Input records:
_ _ _ _
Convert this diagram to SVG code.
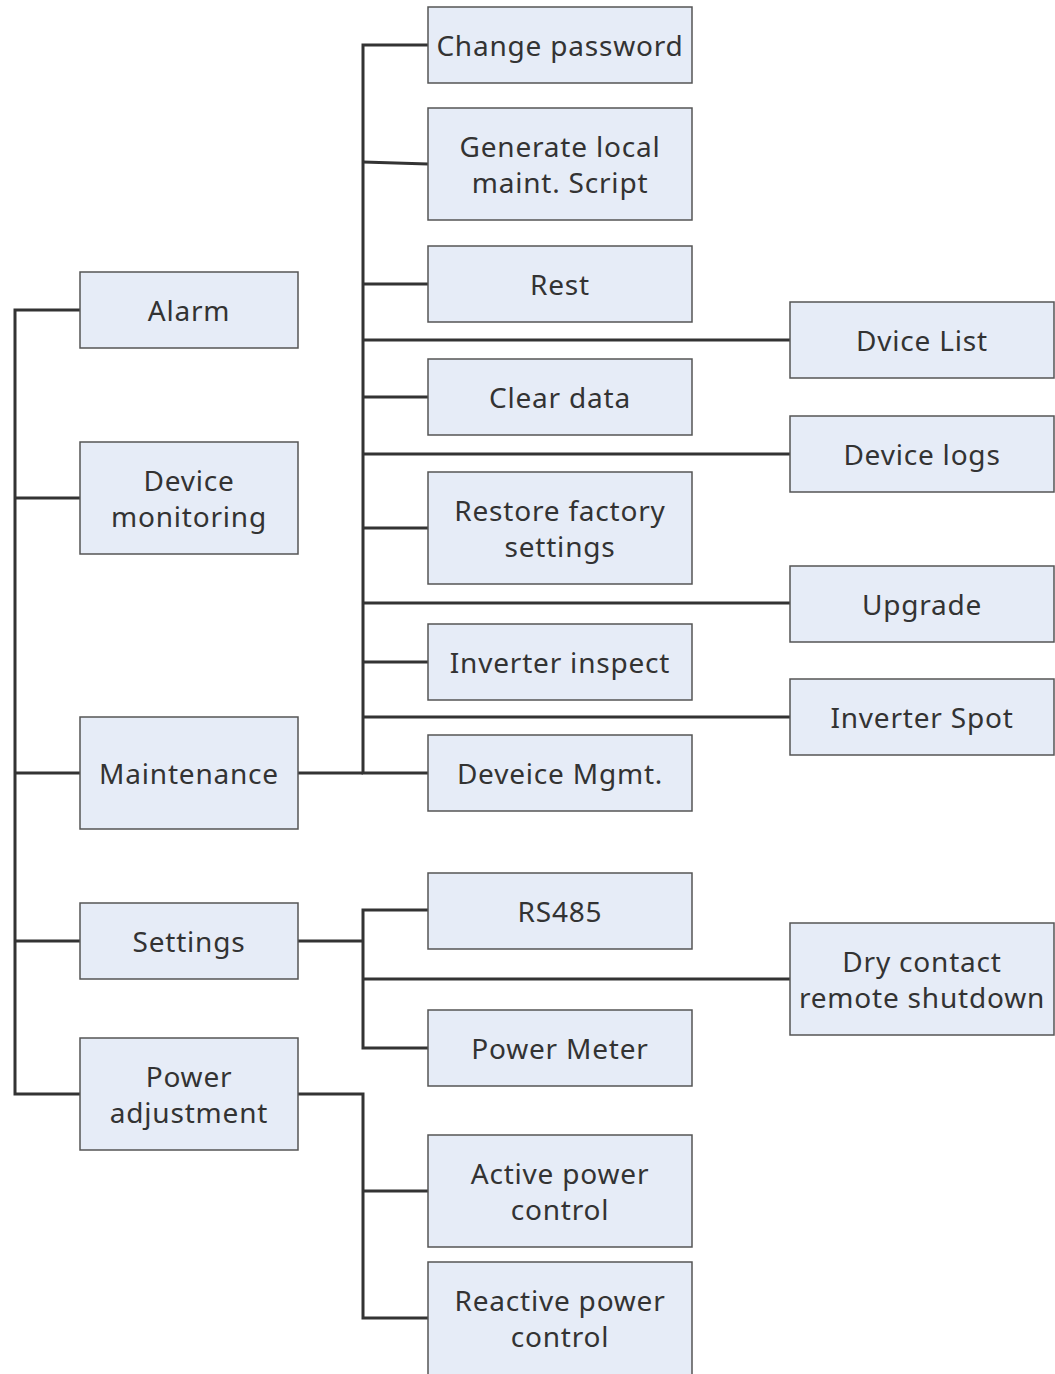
_ _ _ _
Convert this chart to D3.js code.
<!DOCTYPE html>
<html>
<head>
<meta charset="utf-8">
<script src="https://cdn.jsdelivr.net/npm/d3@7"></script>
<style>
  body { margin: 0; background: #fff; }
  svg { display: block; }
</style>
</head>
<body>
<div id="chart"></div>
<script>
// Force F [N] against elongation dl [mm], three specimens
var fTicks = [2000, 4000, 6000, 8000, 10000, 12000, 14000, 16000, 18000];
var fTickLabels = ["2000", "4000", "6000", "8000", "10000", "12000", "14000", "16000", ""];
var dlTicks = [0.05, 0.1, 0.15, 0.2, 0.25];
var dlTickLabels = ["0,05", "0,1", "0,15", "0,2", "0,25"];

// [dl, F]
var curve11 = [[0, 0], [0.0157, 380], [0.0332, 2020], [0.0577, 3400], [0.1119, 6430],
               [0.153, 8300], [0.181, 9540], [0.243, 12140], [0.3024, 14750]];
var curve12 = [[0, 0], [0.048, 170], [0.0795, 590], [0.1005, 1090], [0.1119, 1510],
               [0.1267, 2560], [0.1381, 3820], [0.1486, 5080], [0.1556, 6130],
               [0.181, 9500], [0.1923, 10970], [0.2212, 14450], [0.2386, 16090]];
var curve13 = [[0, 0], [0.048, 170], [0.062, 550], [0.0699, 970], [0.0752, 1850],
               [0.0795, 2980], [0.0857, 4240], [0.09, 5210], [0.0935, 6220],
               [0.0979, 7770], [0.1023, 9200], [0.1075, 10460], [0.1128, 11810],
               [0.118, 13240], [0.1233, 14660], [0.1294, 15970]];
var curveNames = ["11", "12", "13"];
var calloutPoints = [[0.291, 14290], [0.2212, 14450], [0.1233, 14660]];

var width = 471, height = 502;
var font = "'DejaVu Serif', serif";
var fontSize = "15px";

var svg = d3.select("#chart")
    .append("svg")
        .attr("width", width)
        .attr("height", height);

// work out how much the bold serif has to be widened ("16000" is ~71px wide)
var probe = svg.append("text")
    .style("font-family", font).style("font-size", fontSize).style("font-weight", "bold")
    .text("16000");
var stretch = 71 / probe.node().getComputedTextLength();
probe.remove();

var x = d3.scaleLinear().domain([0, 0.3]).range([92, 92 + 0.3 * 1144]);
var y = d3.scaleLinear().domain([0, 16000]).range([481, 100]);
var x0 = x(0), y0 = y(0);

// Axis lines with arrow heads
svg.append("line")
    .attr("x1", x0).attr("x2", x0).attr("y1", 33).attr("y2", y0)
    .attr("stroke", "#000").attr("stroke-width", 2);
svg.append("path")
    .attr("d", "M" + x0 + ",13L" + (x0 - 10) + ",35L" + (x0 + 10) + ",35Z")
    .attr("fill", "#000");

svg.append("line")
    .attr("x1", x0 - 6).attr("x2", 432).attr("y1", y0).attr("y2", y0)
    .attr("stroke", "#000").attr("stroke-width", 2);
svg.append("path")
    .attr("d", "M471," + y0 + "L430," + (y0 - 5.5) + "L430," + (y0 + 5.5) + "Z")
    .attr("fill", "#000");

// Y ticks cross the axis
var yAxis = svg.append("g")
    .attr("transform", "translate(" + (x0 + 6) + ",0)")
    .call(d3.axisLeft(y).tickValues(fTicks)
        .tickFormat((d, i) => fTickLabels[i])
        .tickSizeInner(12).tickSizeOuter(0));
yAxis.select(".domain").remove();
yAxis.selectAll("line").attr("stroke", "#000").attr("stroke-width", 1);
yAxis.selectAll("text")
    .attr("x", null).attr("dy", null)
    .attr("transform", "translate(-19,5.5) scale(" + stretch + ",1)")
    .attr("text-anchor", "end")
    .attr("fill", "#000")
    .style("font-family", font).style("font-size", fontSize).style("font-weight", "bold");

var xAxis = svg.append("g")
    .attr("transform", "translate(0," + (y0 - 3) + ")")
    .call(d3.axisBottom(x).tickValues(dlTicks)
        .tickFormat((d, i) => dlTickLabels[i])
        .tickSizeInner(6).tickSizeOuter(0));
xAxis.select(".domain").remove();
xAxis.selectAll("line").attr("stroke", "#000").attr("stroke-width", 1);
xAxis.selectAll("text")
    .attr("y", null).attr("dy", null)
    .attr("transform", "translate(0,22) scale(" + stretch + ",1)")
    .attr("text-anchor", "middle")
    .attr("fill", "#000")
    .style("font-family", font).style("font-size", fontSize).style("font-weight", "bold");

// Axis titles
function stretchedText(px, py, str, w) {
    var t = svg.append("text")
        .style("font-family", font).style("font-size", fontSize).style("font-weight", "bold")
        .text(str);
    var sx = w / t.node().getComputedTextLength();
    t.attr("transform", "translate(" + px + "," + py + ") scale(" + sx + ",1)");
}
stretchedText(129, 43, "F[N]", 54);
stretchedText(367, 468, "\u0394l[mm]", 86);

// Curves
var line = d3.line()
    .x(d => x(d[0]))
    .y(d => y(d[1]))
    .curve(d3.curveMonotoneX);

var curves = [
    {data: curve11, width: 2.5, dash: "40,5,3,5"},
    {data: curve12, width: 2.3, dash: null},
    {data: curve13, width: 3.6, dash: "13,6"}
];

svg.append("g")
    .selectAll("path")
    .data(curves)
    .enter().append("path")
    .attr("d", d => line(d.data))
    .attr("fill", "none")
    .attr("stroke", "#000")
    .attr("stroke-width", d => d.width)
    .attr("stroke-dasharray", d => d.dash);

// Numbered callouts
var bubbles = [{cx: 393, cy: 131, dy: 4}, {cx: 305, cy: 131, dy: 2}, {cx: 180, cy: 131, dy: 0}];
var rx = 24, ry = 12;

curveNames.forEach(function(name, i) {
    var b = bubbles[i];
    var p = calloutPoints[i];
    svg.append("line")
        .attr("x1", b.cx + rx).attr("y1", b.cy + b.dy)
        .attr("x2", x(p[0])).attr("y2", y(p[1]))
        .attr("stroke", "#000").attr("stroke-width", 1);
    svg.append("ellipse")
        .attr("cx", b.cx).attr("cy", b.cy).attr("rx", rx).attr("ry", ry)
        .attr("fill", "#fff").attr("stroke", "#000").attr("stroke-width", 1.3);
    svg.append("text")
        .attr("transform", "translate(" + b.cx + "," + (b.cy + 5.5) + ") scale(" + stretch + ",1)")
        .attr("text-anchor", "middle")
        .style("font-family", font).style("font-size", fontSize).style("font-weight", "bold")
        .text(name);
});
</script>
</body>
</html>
_ _ _ _
Stated task: In the records above, collect each line with "Convert".

Result of this task:
Convert this diagram to SVG code.
Convert this chart to D3.js code.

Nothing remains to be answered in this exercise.